US production of hydrocarbon gas liquids (HGL) is expected to increase from 3.86 million barrels per day in 2015 to 4.33 million b/d in 2017, according to the US Energy Information Administration’s Short-Term Energy Outlook (STEO).
HGLs – a group of products including ethane, propane, butanes, and natural gasoline — are produced at both natural gas processing plants and petroleum refineries, but natural gas plants are expected to provide more than 95% of the forecast production growth.
Between 2008 and 2015, HGL production at natural gas processing plants (including fractionation facilities) increased as a by-product of the growing supply of natural gas from shale gas and tight oil formations.
Projects that increased the capacity to produce, store, transport, export, and consume HGLs enabled the supply of HGLs to expand at a faster rate than natural gas production.
STEO expects HGL production growth to continue to outpace natural gas production growth in 2016 and 2017, as more HGL infrastructure projects are completed.

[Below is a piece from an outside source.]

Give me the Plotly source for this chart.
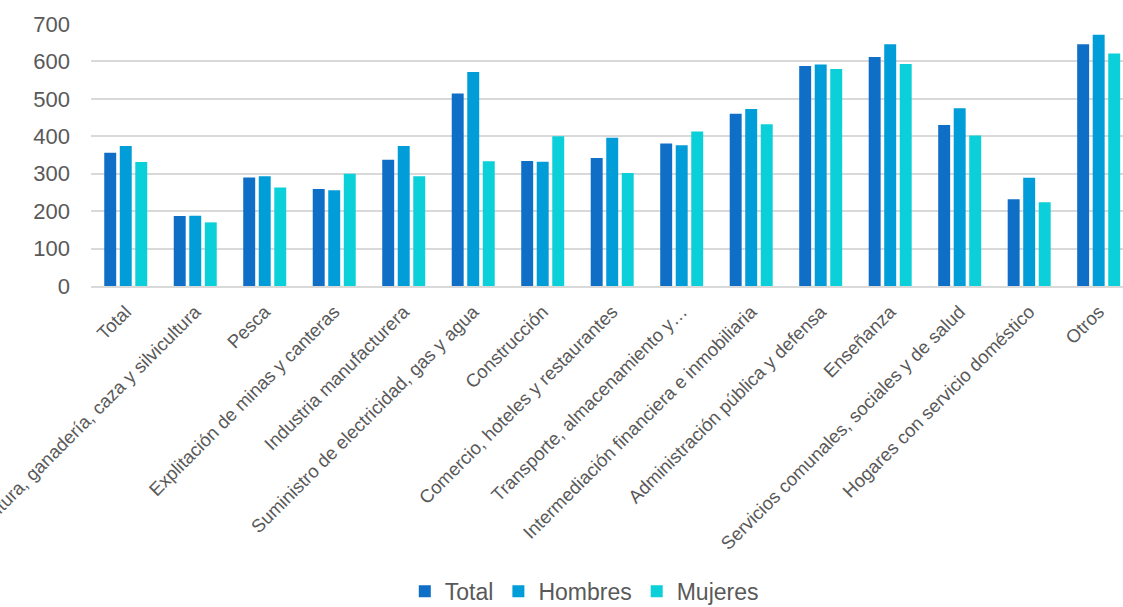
import plotly.graph_objects as go

# Sectores de actividad económica
sectores = [
    "Total",
    "Agricultura, ganadería, caza y silvicultura",
    "Pesca",
    "Explitación de minas y canteras",
    "Industria manufacturera",
    "Suministro de electricidad, gas y agua",
    "Construcción",
    "Comercio, hoteles y restaurantes",
    "Transporte, almacenamiento y…",
    "Intermediación financiera e inmobiliaria",
    "Administración pública y defensa",
    "Enseñanza",
    "Servicios comunales, sociales y de salud",
    "Hogares con servicio doméstico",
    "Otros",
]

total = [356, 187, 290, 259, 337, 514, 334, 342, 381, 460, 588, 612, 430, 232, 646]
hombres = [374, 188, 293, 256, 374, 572, 332, 396, 376, 473, 592, 646, 475, 289, 671]
mujeres = [331, 170, 263, 300, 293, 333, 400, 302, 413, 432, 580, 593, 402, 224, 621]

y_ticks = [0, 100, 200, 300, 400, 500, 600, 700]

colores = {"Total": "#0F6FC6", "Hombres": "#009DD9", "Mujeres": "#0BD0D9"}
texto = "#595959"
rejilla = "#D9D9D9"
fuente = "Liberation Sans, Arial, sans-serif"

fig = go.Figure()
for nombre, valores in [("Total", total), ("Hombres", hombres), ("Mujeres", mujeres)]:
    fig.add_trace(go.Bar(
        name=nombre,
        x=sectores,
        y=valores,
        marker=dict(color=colores[nombre], line=dict(width=0)),
    ))

fig.update_layout(
    width=1123,
    height=607,
    paper_bgcolor="white",
    plot_bgcolor="white",
    barmode="group",
    bargap=0.33,
    bargroupgap=0.23,
    margin=dict(l=91, r=0, t=24, b=321, autoexpand=False),
    font=dict(family=fuente, color=texto),
    showlegend=True,
    legend=dict(
        orientation="h",
        x=0.478, xanchor="center",
        y=-1.165, yanchor="middle",
        font=dict(size=23, color=texto, family=fuente),
        itemclick=False,
        traceorder="normal",
        tracegroupgap=0,
    ),
)

fig.update_yaxes(
    range=[0, 700],
    tickvals=y_ticks,
    ticktext=[str(v) for v in y_ticks],
    showgrid=True,
    gridcolor=rejilla,
    gridwidth=1.5,
    zeroline=False,
    showline=False,
    ticks="",
    ticklabelstandoff=20,
    tickfont=dict(size=22, color=texto, family=fuente),
)

fig.update_xaxes(
    range=[-0.5, 14.35],
    showgrid=False,
    showline=True,
    linecolor=rejilla,
    linewidth=1.5,
    ticks="",
    tickangle=-45,
    ticklabelstandoff=6,
    tickfont=dict(size=18.5, color=texto, family=fuente),
    automargin=False,
)

fig.write_html("out.html")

Ethane production, which was constrained by lack of demand and low prices in recent years, is expected to increase at a faster rate than other HGLs in 2016 and 2017, as expanded petrochemical and export capacity provides new outlets for supply and allows more ethane to be recovered from raw natural gas.

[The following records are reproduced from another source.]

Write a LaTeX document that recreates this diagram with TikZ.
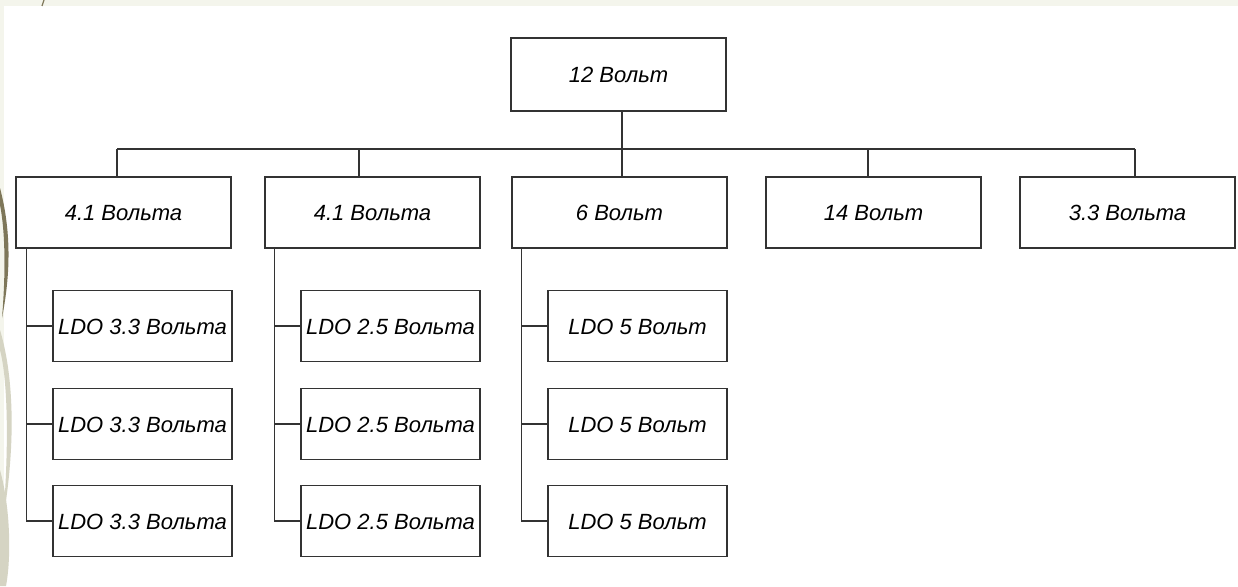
\documentclass[tikz,border=0pt]{standalone}
\usepackage{fontspec}
\setmainfont{Liberation Sans}
\usetikzlibrary{positioning}
\definecolor{cream}{HTML}{F4F5EC}
\definecolor{olive}{HTML}{7E7759}
\definecolor{palegrey}{HTML}{D5D4C3}
\definecolor{wirecol}{HTML}{333333}

\begin{document}
\begin{tikzpicture}[x=1pt, y=-1pt,
  box/.style={draw=wirecol, line width=1.4pt, fill=white, minimum width=215pt,
    minimum height=71pt, inner sep=0pt, text height=16pt, text depth=0pt,
    font=\itshape\fontsize{22}{26}\selectfont},
  ldo/.style={box, minimum width=179pt},
  link/.style={draw=wirecol, line width=1.4pt}]

\useasboundingbox (0,0) rectangle (1238,586);

% slide background with the swoosh on the left
\fill[cream] (0,0) rectangle (1238,586);
\fill[white] (4,6) rectangle (1238,586);
\fill[olive] (0,188) .. controls (11,230) and (11,272) .. (2,318) .. controls (6,270) and (5,230) .. (0,205) -- cycle;
\fill[palegrey] (0,330) .. controls (15,380) and (15,450) .. (3,520) .. controls (9,450) and (8,380) .. (0,350) -- cycle;
\fill[palegrey] (0,470) .. controls (11,510) and (11,560) .. (6,586) -- (0,586) -- cycle;
\draw[olive, line width=1.2pt] (44,0) -- (42,6);

% source and first stage
\node[box, minimum height=73pt] (V12) at (618.5,74.5) {12 Вольт};
\node[box] (A) at (123.5,212.5) {4.1 Вольта};
\node[box] (B) at (372.5,212.5) {4.1 Вольта};
\node[box] (C) at (619.5,212.5) {6 Вольт};
\node[box] (D) at (873.5,212.5) {14 Вольт};
\node[box] (E) at (1127.5,212.5) {3.3 Вольта};

% LDO stages
\node[ldo] (A1) at (142.5,326) {LDO 3.3 Вольта};
\node[ldo] (A2) at (142.5,424) {LDO 3.3 Вольта};
\node[ldo] (A3) at (142.5,521) {LDO 3.3 Вольта};
\node[ldo] (B1) at (390.5,326) {LDO 2.5 Вольта};
\node[ldo] (B2) at (390.5,424) {LDO 2.5 Вольта};
\node[ldo] (B3) at (390.5,521) {LDO 2.5 Вольта};
\node[ldo] (C1) at (637.5,326) {LDO 5 Вольт};
\node[ldo] (C2) at (637.5,424) {LDO 5 Вольт};
\node[ldo] (C3) at (637.5,521) {LDO 5 Вольт};

% bus
\coordinate (bA) at (117,149);
\coordinate (bB) at (359,149);
\coordinate (bC) at (622,149);
\coordinate (bD) at (868,149);
\coordinate (bE) at (1135,149);

\draw[link] (bA) -- (bE);
\draw[link] (bC |- V12.south) -- (bC);
\draw[link] (bA) -- (bA |- A.north);
\draw[link] (bB) -- (bB |- B.north);
\draw[link] (bC) -- (bC |- C.north);
\draw[link] (bD) -- (bD |- D.north);
\draw[link] (bE) -- (bE |- E.north);

% trunks down to the LDOs
\coordinate (tA) at ([xshift=11pt]A.south west);
\coordinate (tB) at ([xshift=10pt]B.south west);
\coordinate (tC) at ([xshift=10pt]C.south west);

\draw[link] (tA) |- (A3.west);
\draw[link] (tA |- A1.west) -- (A1.west);
\draw[link] (tA |- A2.west) -- (A2.west);
\draw[link] (tB) |- (B3.west);
\draw[link] (tB |- B1.west) -- (B1.west);
\draw[link] (tB |- B2.west) -- (B2.west);
\draw[link] (tC) |- (C3.west);
\draw[link] (tC |- C1.west) -- (C1.west);
\draw[link] (tC |- C2.west) -- (C2.west);

\end{tikzpicture}
\end{document}
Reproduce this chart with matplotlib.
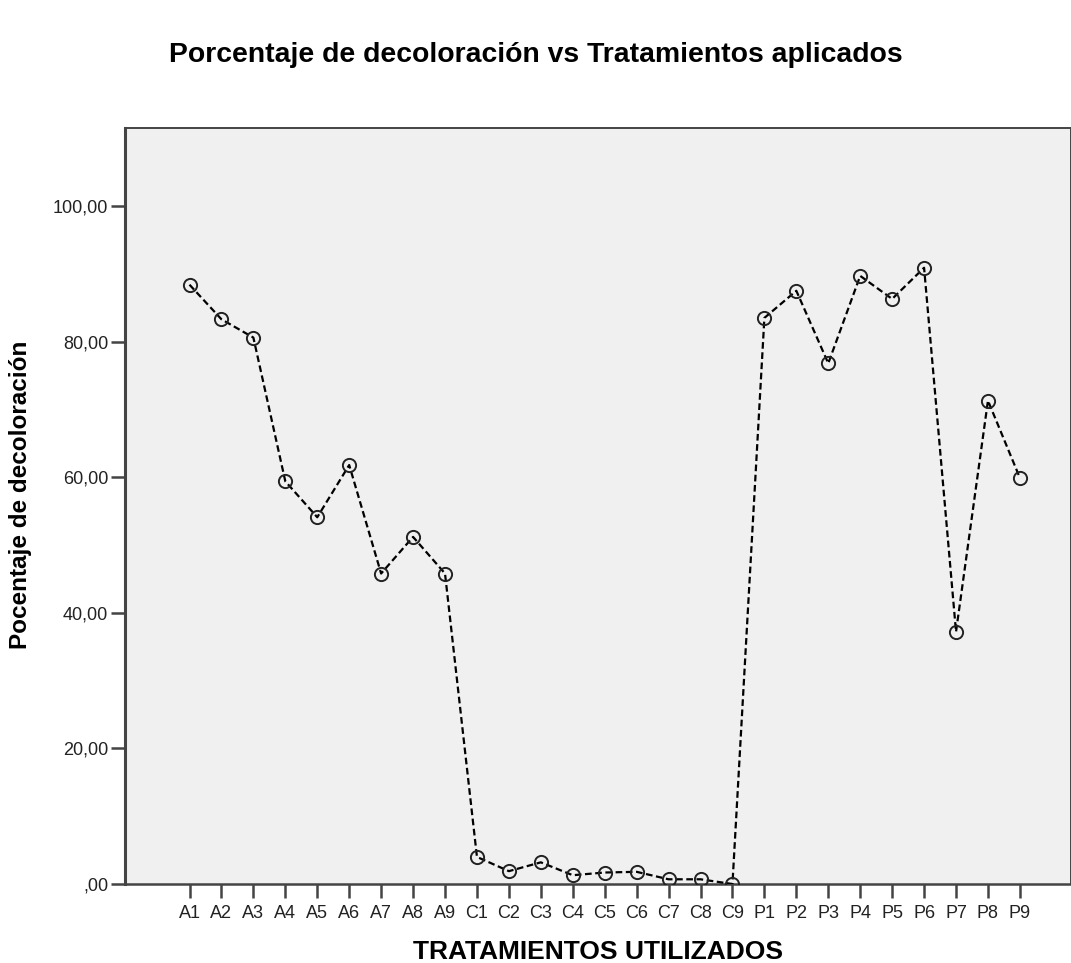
import matplotlib
matplotlib.use("Agg")
import matplotlib.pyplot as plt

# treatments and decolouration percentages
treatments = ["A1", "A2", "A3", "A4", "A5", "A6", "A7", "A8", "A9",
              "C1", "C2", "C3", "C4", "C5", "C6", "C7", "C8", "C9",
              "P1", "P2", "P3", "P4", "P5", "P6", "P7", "P8", "P9"]
decoloracion = [88.4, 83.3, 80.6, 59.4, 54.1, 61.8, 45.8, 51.2, 45.8,
                4.0, 1.9, 3.2, 1.3, 1.7, 1.8, 0.7, 0.7, 0.0,
                83.5, 87.5, 76.8, 89.7, 86.3, 90.9, 37.2, 71.3, 59.9]
y_ticks = [0, 20, 40, 60, 80, 100]
y_tick_labels = [",00", "20,00", "40,00", "60,00", "80,00", "100,00"]

plt.rcParams["font.family"] = ["Liberation Sans", "DejaVu Sans"]

fig = plt.figure(figsize=(10.71, 9.63), dpi=100)
ax = fig.add_axes([0.1167, 0.082, 0.8833, 0.785])
ax.set_facecolor("#f0f0f0")

x = list(range(len(treatments)))
ax.plot(x, decoloracion, color="black", linestyle=(0, (3, 1.6)), linewidth=1.6,
        marker="o", markersize=9.5, markerfacecolor="none",
        markeredgecolor="#222222", markeredgewidth=1.4, zorder=3)

ax.set_xlim(-2.02, 27.6)
ax.set_ylim(0, 111.5)
ax.set_xticks(x)
ax.set_xticklabels(treatments, fontsize=13, color="#222222")
ax.set_yticks(y_ticks)
ax.set_yticklabels(y_tick_labels, fontsize=13, color="#222222")
ax.tick_params(axis="both", direction="out", length=10, width=1.8, color="#444444")
ax.tick_params(axis="x", pad=5)
ax.tick_params(axis="y", pad=2)

for side, lw in [("left", 2.2), ("bottom", 1.8), ("top", 1.4), ("right", 1.4)]:
    ax.spines[side].set_linewidth(lw)
    ax.spines[side].set_color("#444444")

ax.set_xlabel("TRATAMIENTOS UTILIZADOS", fontsize=19, fontweight="bold", labelpad=13)
ax.set_ylabel("Pocentaje de decoloración", fontsize=17.5, fontweight="bold", labelpad=8)
ax.yaxis.set_label_coords(-0.098, 0.515)

fig.text(0.5, 0.943, "Porcentaje de decoloración vs Tratamientos aplicados",
         ha="center", va="center", fontsize=20.4, fontweight="bold")

fig.savefig("out.png", dpi=100)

Forecast natural gas plant ethane production increases by 300,000 b/d between 2015 and 2017, accounting for two-thirds of total HGL production growth.

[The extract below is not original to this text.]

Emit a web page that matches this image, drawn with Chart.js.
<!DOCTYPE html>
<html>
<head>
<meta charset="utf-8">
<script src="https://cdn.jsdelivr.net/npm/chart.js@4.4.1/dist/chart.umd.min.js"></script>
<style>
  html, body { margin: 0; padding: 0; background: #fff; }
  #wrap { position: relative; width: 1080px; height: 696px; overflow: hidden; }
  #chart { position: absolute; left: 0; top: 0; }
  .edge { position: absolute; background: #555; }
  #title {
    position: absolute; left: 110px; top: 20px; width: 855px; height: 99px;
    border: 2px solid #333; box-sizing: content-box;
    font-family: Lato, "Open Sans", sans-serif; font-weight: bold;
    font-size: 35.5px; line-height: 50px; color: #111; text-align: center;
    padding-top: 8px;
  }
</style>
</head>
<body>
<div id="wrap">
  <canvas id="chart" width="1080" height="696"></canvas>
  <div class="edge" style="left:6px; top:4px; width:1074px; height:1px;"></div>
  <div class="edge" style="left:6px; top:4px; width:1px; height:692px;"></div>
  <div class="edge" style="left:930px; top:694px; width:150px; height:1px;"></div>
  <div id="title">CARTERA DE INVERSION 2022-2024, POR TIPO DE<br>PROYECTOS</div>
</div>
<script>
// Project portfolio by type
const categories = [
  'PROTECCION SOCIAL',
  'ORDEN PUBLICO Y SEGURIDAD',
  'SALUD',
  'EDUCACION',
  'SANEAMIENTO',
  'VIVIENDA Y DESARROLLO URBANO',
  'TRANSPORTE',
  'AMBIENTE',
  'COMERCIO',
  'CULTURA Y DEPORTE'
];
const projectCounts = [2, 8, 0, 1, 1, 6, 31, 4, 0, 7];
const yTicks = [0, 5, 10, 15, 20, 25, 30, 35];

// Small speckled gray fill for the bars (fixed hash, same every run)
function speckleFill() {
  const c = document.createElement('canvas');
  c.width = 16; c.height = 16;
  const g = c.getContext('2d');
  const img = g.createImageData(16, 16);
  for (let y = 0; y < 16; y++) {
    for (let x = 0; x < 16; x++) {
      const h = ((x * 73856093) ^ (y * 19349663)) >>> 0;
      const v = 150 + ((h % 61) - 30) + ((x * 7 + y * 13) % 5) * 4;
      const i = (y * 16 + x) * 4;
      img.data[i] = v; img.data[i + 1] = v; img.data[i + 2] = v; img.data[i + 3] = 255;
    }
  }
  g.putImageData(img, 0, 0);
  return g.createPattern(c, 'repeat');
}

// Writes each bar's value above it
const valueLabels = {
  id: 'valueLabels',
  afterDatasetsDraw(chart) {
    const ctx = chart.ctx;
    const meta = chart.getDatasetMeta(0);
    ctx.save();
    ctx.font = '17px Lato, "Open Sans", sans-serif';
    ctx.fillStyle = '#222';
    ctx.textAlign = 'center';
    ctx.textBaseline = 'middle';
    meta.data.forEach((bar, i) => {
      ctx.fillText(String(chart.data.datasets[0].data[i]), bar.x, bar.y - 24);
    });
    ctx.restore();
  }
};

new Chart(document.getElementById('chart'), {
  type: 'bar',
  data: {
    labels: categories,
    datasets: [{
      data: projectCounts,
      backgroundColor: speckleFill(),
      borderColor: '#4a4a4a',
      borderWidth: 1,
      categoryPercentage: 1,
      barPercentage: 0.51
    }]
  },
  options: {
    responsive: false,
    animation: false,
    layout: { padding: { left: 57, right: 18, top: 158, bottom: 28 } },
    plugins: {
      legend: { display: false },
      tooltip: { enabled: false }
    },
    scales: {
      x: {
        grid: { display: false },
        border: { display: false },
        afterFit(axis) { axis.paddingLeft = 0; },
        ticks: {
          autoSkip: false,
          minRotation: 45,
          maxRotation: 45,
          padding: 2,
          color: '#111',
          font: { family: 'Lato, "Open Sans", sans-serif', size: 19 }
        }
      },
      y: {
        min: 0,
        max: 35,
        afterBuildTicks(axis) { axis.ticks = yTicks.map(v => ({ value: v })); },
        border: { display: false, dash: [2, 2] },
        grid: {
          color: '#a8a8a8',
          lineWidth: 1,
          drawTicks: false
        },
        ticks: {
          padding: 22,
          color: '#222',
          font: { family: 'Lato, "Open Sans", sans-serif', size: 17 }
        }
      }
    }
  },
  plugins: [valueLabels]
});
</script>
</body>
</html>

The United States, which was a net importer of all HGL products in 2007, became a net exporter of natural gasoline in 2008, of butane and propane in 2011, and of ethane in 2014.
Annual average net propane exports (gross exports minus gross imports) increased from 10,000 b/d in 2011 to an estimated 500,000 b/d in 2015, as the capacity to export liquefied petroleum gas (LPG), including propane and butanes, increased by almost 1 million b/d.
STEO projects net propane exports to increase to 640,000 b/d in 2016 and to 740,000 b/d in 2017 as exports ramp up at two Gulf Coast terminal projects that began operating in the second half of 2015, and at another project scheduled to come online in the second half of 2016. In March 2016, the first waterborne shipment of ethane left the United States from new ethane export facilities at Marcus Hook, Pennsylvania.
A second ethane export facility is expected to open in the third quarter of 2016 at Morgan’s Point, Texas.
STEO projects net ethane exports to increase by 80,000 b/d in 2016 and by 90,000 b/d in 2017 as exports ramp up at these terminals.